Литмир - Электронная Библиотека
Содержание  
A
A

История развития советской психологии богата событиями и довольно противоречива. Поскольку в настоящей работе основное внимание мы сосредоточиваем на послевоенных годах, то подробное описание раннего периода развития советской психологии было бы просто невозможно. Этот период, правда, затрагивается в связи с обсуждением некоторых работ Л.С. Выготского, А.Р. Лурии и А.Н. Леонтьева, деятельность которых будет анализироваться в соответствующих разделах данной главы. Более детальное описание этого периода истории советской психологии можно найти в книге А.В. Петровского «История советской психологии» (М., 1967) или в книге Раймонда Бауэра «Новый человек в советской психологии»[401].

Сразу же после революции в России можно было обнаружить представителей нескольких школ в психологии. К числу тех, кто разделял идеалистические взгляды на психологию, принадлежали Н. Лосский и С. Франк, отстраненные от занимаемых постов вскоре после революции. Другую группу составляли представители экспериментальной психологии, чьи взгляды находились под сильным влиянием «субъективной психологии»; после революции они предпочли занять нейтральные позиции «эмпирической психологии», надеясь таким образом избежать возможных осложнений. К их числу принадлежали Г.И. Челпанов и А.П. Нечаев. Третья группа состояла в основном из физиологов, в числе которых прежде всего следует назвать В. М. Бехтерева; с сомнением относясь к самому термину «психология», представители этой группы стремились к ее реконструкции на подлинно научной, объективной основе.

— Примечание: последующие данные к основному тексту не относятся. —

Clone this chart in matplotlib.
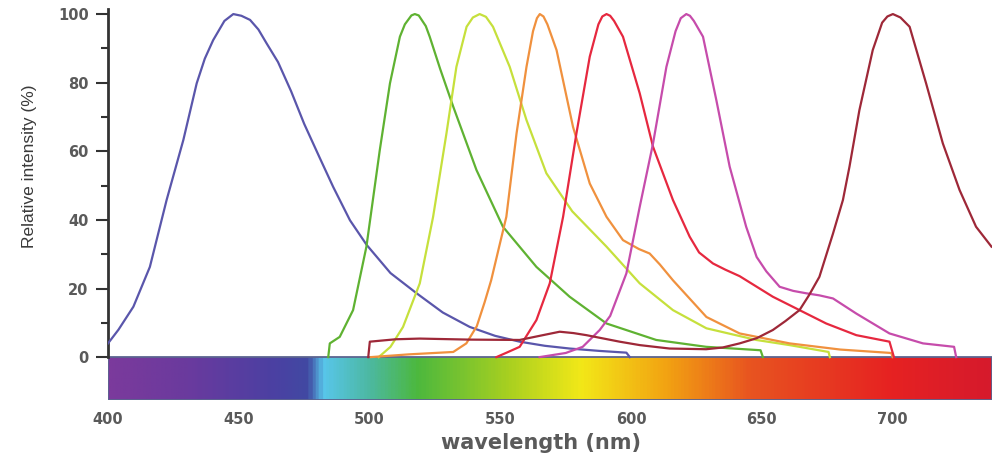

Первым советским психологом, который призвал к применению марксизма в психологии, был К.Н. Корнилов — человек, чьи взгляды имели интересную историю в 20-30-х годах. Выступая на съездах психоневрологов в 1923 и 1924 гг., Корнилов пытался продемонстрировать действие законов материалистической диалектики в проводимых им психологических исследованиях. Он утверждал, что диалектический принцип всеобщих изменений распространяется и на сферу психологии, «в которой нет объектов, а существуют только процессы, в которой все находится в движении и не существует ничего статичного»[402]. Диалектический принцип взаимосвязанности материи, продолжает он, обнаруживает себя в тенденции «крайнего детерминизма», присущей психологическим исследованиям, включая и школу Фрейда. Этот принцип находится в полном соответствии и с принципами гештальтпсихологии, а также взглядами, подчеркивающими важность изучения всех форм поведения, а не отдельных частей поведенческого опыта. По его мнению, в психологических следованиях можно обнаружить множество примеров, иллюстрирующих действие закона перехода количества в качество путем скачков: это и способность различать цвета (когда количественное различие в частоте различных световых волн приводит к качественному различию между воспринимаемыми цветами), это и концепция «порогов в восприятии», и закон Вебера — Фехнера, согласно которому человек различает предметы различного веса, и т. д.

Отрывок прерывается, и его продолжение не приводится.